The key to success lies in understanding the fundamental concepts of equity splits and their significance in startups. By carefully evaluating critical factors such as roles and responsibilities, time commitment, financial contributions, expertise, and intellectual property, founders can create a foundation for fair and effective equity allocation.
Exploring standard equity split methods – from equal splits to dynamic allocation models – allows founders to choose an approach that best suits their unique circumstances. However, it's crucial to remain aware of common challenges and pitfalls, such as overvaluing or undervaluing contributions, failing to consider future efforts, and neglecting formal agreements.
Implementing best practices, including maintaining open and honest communication, seeking professional advice, documenting agreements, and regularly reviewing equity arrangements, can help founders navigate this complex landscape. These practices minimize potential conflicts and foster a strong foundation for long-term success.
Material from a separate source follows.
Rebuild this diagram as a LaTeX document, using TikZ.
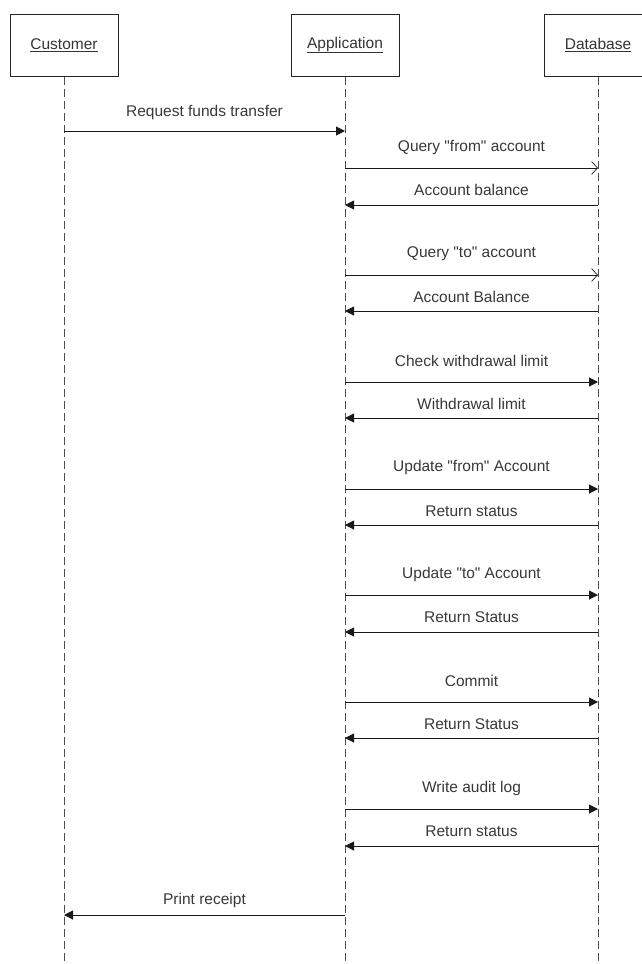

Additionally, considering future implications of equity splits, such as dilution from future funding rounds and the impact of employee stock options, ensures that founders are prepared for the evolving nature of their startup's ownership structure.
Ultimately, determining equity splits is not a one-time event but an ongoing journey that requires flexibility, foresight, and fairness. By approaching equity splits with rigorous analysis and open-minded collaboration, founders can create an ownership structure that reflects the value each brings to the table and aligns incentives for future growth and success.